Who is exempt from AB 5 and who isn’t?

Prior to its passage, AB 5 was the subject of major lobbying efforts on both sides of the issue. As its nickname, the “gig worker bill” suggests, much of the discussion around AB 5 has focused on its effects on Uber and Lyft-type businesses. But the impact is considerably larger than that, with the potential to touch nearly all companies in California that use independent contractors. However, as it stands now, approximately 50 professions or types of businesses are exempt from the bill. Exemptions include doctors, dentists, insurance agents, lawyers, accountants, real estate agents, hairstylists, and a variety of creative professionals. In addition, AB 5 also exempts business-to-business contracts that meet specific requirements.

An exemption from AB 5 does not mean that workers can automatically be classified as independent contractors.
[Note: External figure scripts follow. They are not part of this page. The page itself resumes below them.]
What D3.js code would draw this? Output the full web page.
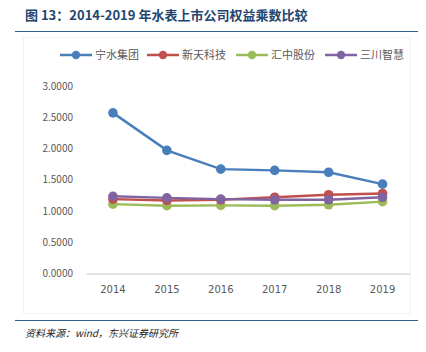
<!DOCTYPE html>
<html>
<head>
<meta charset="utf-8">
<script src="https://cdn.jsdelivr.net/npm/d3@7/dist/d3.min.js"></script>
<style>
  body { margin: 0; background: #fff; }
  svg { display: block; font-family: "Noto Sans CJK SC", "DejaVu Sans", sans-serif; }
</style>
</head>
<body>
<div id="chart"></div>
<script>
const years = ["2014", "2015", "2016", "2017", "2018", "2019"];
const seriesNames = ["宁水集团", "新天科技", "汇中股份", "三川智慧"];
const seriesColors = ["#4A7EBB", "#C0504D", "#9BBB59", "#8064A2"];
const ningshui = [2.57, 1.97, 1.67, 1.65, 1.62, 1.43];
const xintian = [1.19, 1.17, 1.18, 1.22, 1.26, 1.28];
const huizhong = [1.11, 1.085, 1.09, 1.085, 1.10, 1.15];
const sanchuan = [1.235, 1.21, 1.19, 1.18, 1.18, 1.22];
const yTicks = [0, 0.5, 1, 1.5, 2, 2.5, 3];

const W = 426, H = 352;
const svg = d3.select("#chart").append("svg")
  .attr("width", W)
  .attr("height", H);

// Title + rules
svg.append("text")
  .attr("x", 25).attr("y", 20)
  .style("font-size", "13px")
  .style("font-weight", "bold")
  .style("fill", "#23466f")
  .text("图 13：2014-2019 年水表上市公司权益乘数比较");
svg.append("line")
  .attr("x1", 15).attr("x2", 418).attr("y1", 31.5).attr("y2", 31.5)
  .attr("stroke", "#2e5e8c").attr("stroke-width", 1.2);
svg.append("line")
  .attr("x1", 15).attr("x2", 418).attr("y1", 320.5).attr("y2", 320.5)
  .attr("stroke", "#2e5e8c").attr("stroke-width", 1.2);
svg.append("text")
  .attr("x", 25).attr("y", 337)
  .style("font-size", "10px")
  .style("font-style", "italic")
  .style("fill", "#222")
  .text("资料来源：wind，东兴证券研究所");

// faint chart frame
svg.append("rect")
  .attr("x", 23.5).attr("y", 37.5).attr("width", 387).attr("height", 276)
  .attr("fill", "none").attr("stroke", "#f2f2f2");

// Scales
const x = d3.scaleBand().domain(years).range([86, 409.5]);
const y = d3.scaleLinear().domain([0, 3]).range([273.5, 86]);

// Y axis labels
svg.append("g").selectAll("text")
  .data(yTicks)
  .join("text")
  .attr("x", 73).attr("y", d => y(d) + 3.5)
  .attr("text-anchor", "end")
  .style("font-size", "10px")
  .style("fill", "#595959")
  .text(d => d.toFixed(4));

// X axis
const xAxis = svg.append("g")
  .attr("transform", `translate(0,${y(0)})`)
  .call(d3.axisBottom(x).tickSize(0).tickPadding(12));
xAxis.select(".domain").attr("stroke", "#d9d9d9").attr("stroke-width", 1.5);
xAxis.selectAll("text")
  .style("font-size", "10px")
  .style("fill", "#595959")
  .style("font-family", "\"DejaVu Sans\", sans-serif");

// Lines
const allSeries = [ningshui, xintian, huizhong, sanchuan];
const line = d3.line()
  .x((d, i) => x(years[i]) + x.bandwidth() / 2)
  .y(d => y(d));

// draw in reverse so blue ends on top like the reference
[2, 1, 3, 0].forEach(k => {
  const vals = allSeries[k];
  svg.append("path")
    .datum(vals)
    .attr("d", line)
    .attr("fill", "none")
    .attr("stroke", seriesColors[k])
    .attr("stroke-width", 2.5);
  svg.append("g").selectAll("circle")
    .data(vals)
    .join("circle")
    .attr("cx", (d, i) => x(years[i]) + x.bandwidth() / 2)
    .attr("cy", d => y(d))
    .attr("r", 4.8)
    .attr("fill", seriesColors[k]);
});

// Legend
const legendX = [60, 147, 236, 325];
const legend = svg.append("g");
seriesNames.forEach((name, k) => {
  const lx = legendX[k];
  legend.append("line")
    .attr("x1", lx).attr("x2", lx + 32).attr("y1", 55).attr("y2", 55)
    .attr("stroke", seriesColors[k]).attr("stroke-width", 2.5);
  legend.append("circle")
    .attr("cx", lx + 16).attr("cy", 55).attr("r", 4.2)
    .attr("fill", seriesColors[k]);
  legend.append("text")
    .attr("x", lx + 35).attr("y", 59)
    .style("font-size", "11px")
    .style("fill", "#595959")
    .text(name);
});
</script>
</body>
</html>
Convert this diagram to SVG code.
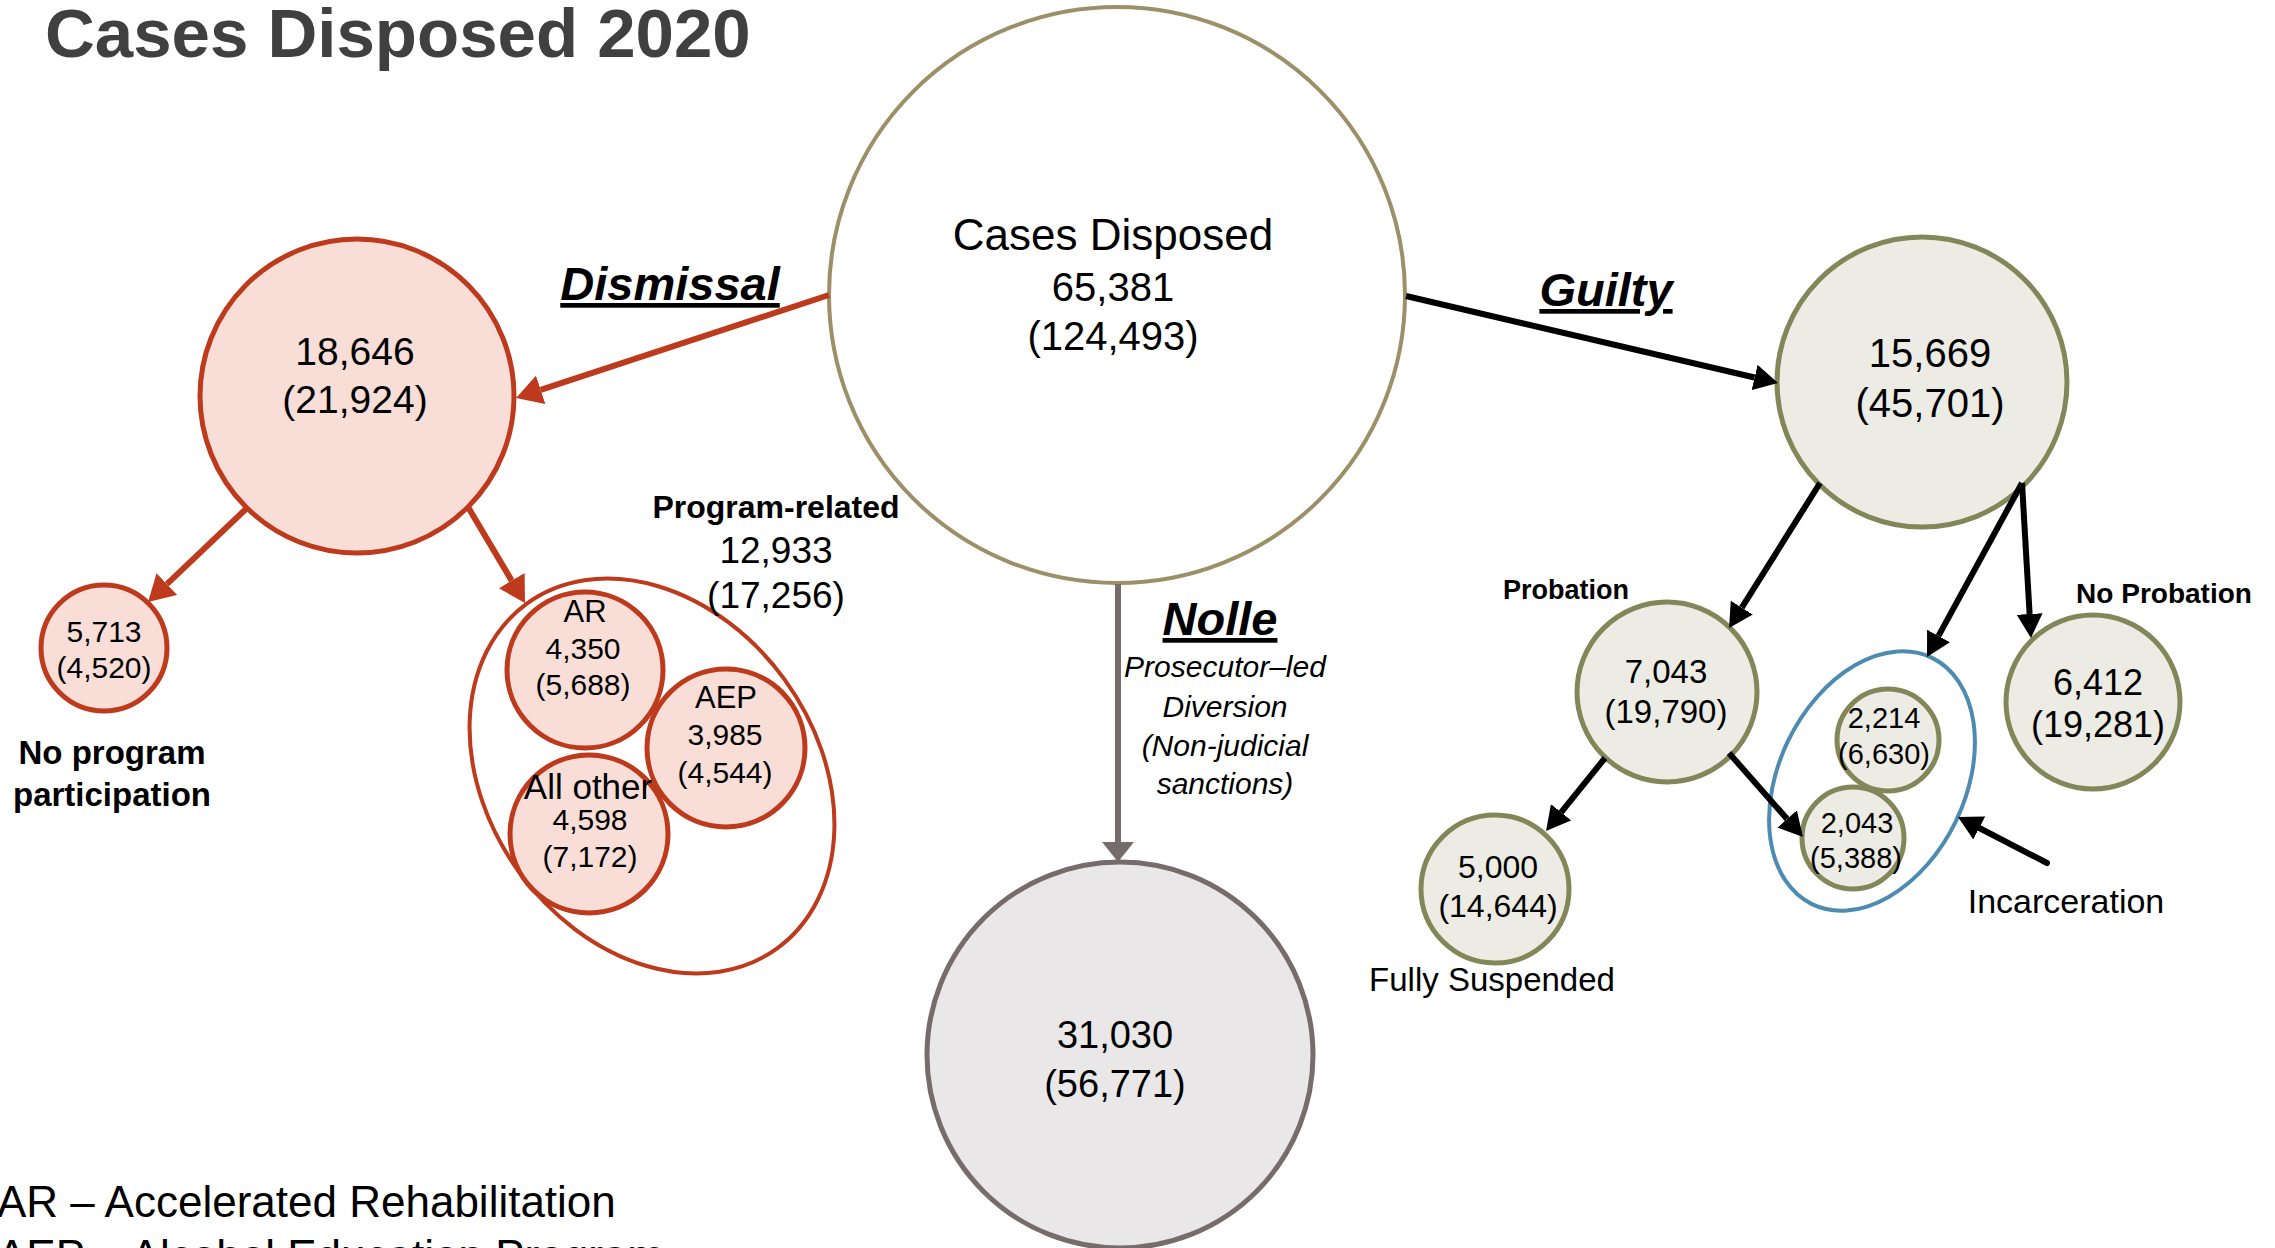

For the vast majority of the exemptions, the bill provides that the determination of employee or independent contractor status shall be governed by the old test.

Take action now!

Although AB 5 is expected to face legal challenges and there remain some unanswered questions, businesses should prepare to adapt to the new law if they have any independent contractors in California and to understand the potential impacts of a similar law in their state. We strongly encourage you to consult with legal counsel experienced in employment practice matters to review your independent contractor relationships, to determine the appropriateness of these classifications, and to assist you, if necessary, if you are subject to AB 5 to determine if reclassifications may be required to mitigate potential business exposure.